Fishermen's Paradise begins with a problem of a decline in global fish population, driven by reckless overfishing and a culture that treats the sea as limitless. This project proposes that a response of redefining our relationship with fishing, shifting from extraction towards stewardship. Sited along a heavily populated river in Bristol, the project gathers residents who share a love of fishing, cooking and eating fish as a family. By introducing a catch and release technique on the river, the community turns fishing from taking into an act of care and preservation.
The project is a multi-unit residential development organised around the cycle of catching, growing, cooking and eating together. Each flat has its own private pier, used for catch and release fishing and for the parking of boats that residents can take to fish at other rivers across the city. Private herb gardens run through the scheme, irrigated by a sustainable water cycle that links rainwater, irrigation and the kitchen. This means that the herbs are grown on site and are cooked together with the fish residents catch. At the heart of the project is a water square.
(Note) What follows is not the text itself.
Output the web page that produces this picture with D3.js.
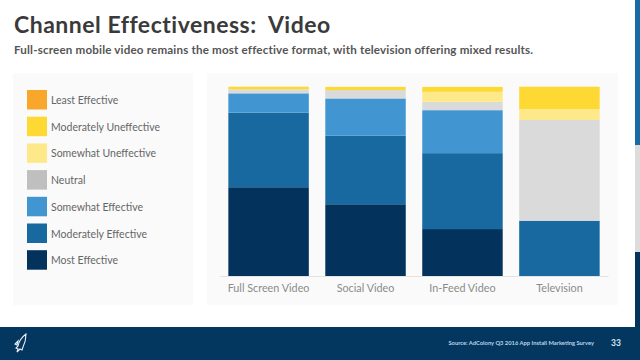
<!DOCTYPE html>
<html>
<head>
<meta charset="utf-8">
<script src="https://cdn.jsdelivr.net/npm/d3@7"></script>
<style>
  html, body { margin: 0; padding: 0; background: #fff; }
  svg { display: block; font-family: Lato, "Open Sans", sans-serif; }
</style>
</head>
<body>
<svg id="chart" width="640" height="360"></svg>
<script>
// categories along the x axis
const channels = ['Full Screen Video', 'Social Video', 'In-Feed Video', 'Television'];

// response levels, bottom of stack first
const levels = ['Most Effective', 'Moderately Effective', 'Somewhat Effective',
                'Neutral', 'Somewhat Uneffective', 'Moderately Uneffective', 'Least Effective'];

// share of respondents (%) per level, one value per channel
const mostEffective      = [46.9, 37.9, 24.8, 0];
const moderatelyEff      = [39.4, 36.2, 40.1, 29.2];
const somewhatEff        = [10.2, 19.7, 22.7, 0];
const neutral            = [2.1, 4.4, 4.4, 53.2];
const somewhatUneff      = [0, 0, 5.3, 5.8];
const moderatelyUneff    = [1.4, 1.7, 2.6, 11.8];
const leastEffective     = [0, 0, 0, 0];

const series = [mostEffective, moderatelyEff, somewhatEff, neutral,
                somewhatUneff, moderatelyUneff, leastEffective];

const barColors    = ['#03335c', '#1769a0', '#4196d1', '#dadada', '#fde98a', '#fed934', '#f9a72b'];
const swatchColors = ['#03335c', '#1769a0', '#4196d1', '#bfbfbf', '#fde98a', '#fed934', '#f9a72b'];

const svg = d3.select('#chart');

// next slide peeking in at the right edge
svg.append('rect').attr('x', 635).attr('y', 0).attr('width', 5).attr('height', 145).attr('fill', '#1a6aa3');
svg.append('rect').attr('x', 635).attr('y', 145).attr('width', 5).attr('height', 107).attr('fill', '#dcdcdc');
svg.append('rect').attr('x', 635).attr('y', 252).attr('width', 5).attr('height', 80).attr('fill', '#03335c');

// title block
svg.append('text')
  .attr('x', 14).attr('y', 33)
  .attr('font-size', 23).attr('font-weight', 700)
  .attr('letter-spacing', 0.5)
  .attr('fill', '#3a3a3a')
  .attr('xml:space', 'preserve')
  .text('Channel Effectiveness:  Video');

svg.append('text')
  .attr('x', 14).attr('y', 54)
  .attr('font-size', 11.6).attr('font-weight', 700)
  .attr('letter-spacing', 0.18)
  .attr('fill', '#555')
  .text('Full-screen mobile video remains the most effective format, with television offering mixed results.');

// panels
svg.append('rect').attr('x', 13).attr('y', 73).attr('width', 180).attr('height', 232).attr('fill', '#fafafa');
svg.append('rect').attr('x', 207).attr('y', 73).attr('width', 411).attr('height', 232).attr('fill', '#fafafa');

// legend, top entry = last level
const legend = svg.append('g').attr('transform', 'translate(27,90)');
const legendItems = legend.selectAll('g')
  .data(levels.map((d, i) => ({ name: d, color: swatchColors[i] })).reverse())
  .join('g')
    .attr('transform', (d, i) => `translate(0,${i * 26.7})`);

legendItems.append('rect')
  .attr('width', 20).attr('height', 19.5)
  .attr('fill', d => d.color);

legendItems.append('text')
  .attr('x', 24).attr('y', 14)
  .attr('font-size', 10.5).attr('fill', '#666')
  .text(d => d.name);

// bars
const x = d3.scaleBand()
  .domain(channels)
  .range([220, 608])
  .paddingInner(0.17)
  .paddingOuter(0.086);

const y = d3.scaleLinear()
  .domain([0, 100])
  .range([276, 86.7]);

const table = channels.map((c, j) => {
  const row = { channel: c };
  levels.forEach((l, i) => { row[l] = series[i][j]; });
  return row;
});

const stacked = d3.stack().keys(levels)(table);

svg.append('g')
  .selectAll('g')
  .data(stacked)
  .join('g')
    .attr('fill', (d, i) => barColors[i])
  .selectAll('rect')
  .data(d => d)
  .join('rect')
    .attr('x', d => x(d.data.channel))
    .attr('width', x.bandwidth())
    .attr('y', d => y(d[1]))
    .attr('height', d => Math.max(0, y(d[0]) - y(d[1])));

// baseline + category labels
const xAxis = svg.append('g')
  .attr('transform', 'translate(0,276)')
  .call(d3.axisBottom(x).tickSize(0).tickPadding(8));

xAxis.select('.domain').attr('stroke', '#e3e3e3');
xAxis.selectAll('text')
  .attr('font-family', 'Lato, "Open Sans", sans-serif')
  .attr('font-size', 10.8)
  .attr('fill', '#8a8a8a');

// footer
svg.append('rect').attr('x', 0).attr('y', 327).attr('width', 640).attr('height', 33).attr('fill', '#04375f');

svg.append('text')
  .attr('x', 594).attr('y', 345)
  .attr('text-anchor', 'end')
  .attr('font-size', 5.8).attr('font-weight', 700)
  .attr('fill', '#b9d3ea')
  .text('Source:  AdColony Q3 2016 App Install Marketing Survey');

svg.append('text')
  .attr('x', 611).attr('y', 346)
  .attr('font-size', 8.5).attr('font-weight', 700)
  .attr('fill', '#d6e4f1')
  .text('33');

// rocket mark
svg.append('path')
  .attr('d', 'M26,334 C22,337 19,341 18,346 L16,348 L18,349 L17,352 L20,349 L22,350 L23,347 C25,343 26,339 26,334 Z M18,341 L15,344 L17,345 Z')
  .attr('fill', 'none')
  .attr('stroke', '#e9eef4')
  .attr('stroke-width', 1.1);
</script>
</body>
</html>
It is an adaptable space that holds rainwater during rain (It rains a fair bit in Bristol) and transforms into a social space where residents gather during sunny days.
The primary structure uses glulam beams as the structural support for the aluminium roofing. They are also used to support the lime stone chimney in the communal cooking space where there is a grill for hot smoking under. The timber concept continues at the interior of the dwellings where wooden flooring carries the warmth of the structure into the living room, and extends out onto hardwood piers that connect the water to the housings. The exterior of the residential and communal space towards the street are made with lime render, while the east facade facing the water is made with fish scale zinc cladding. The contrast between the fish scale zinc cladding and the lime render, implies the secret fishing obsession that the residents share.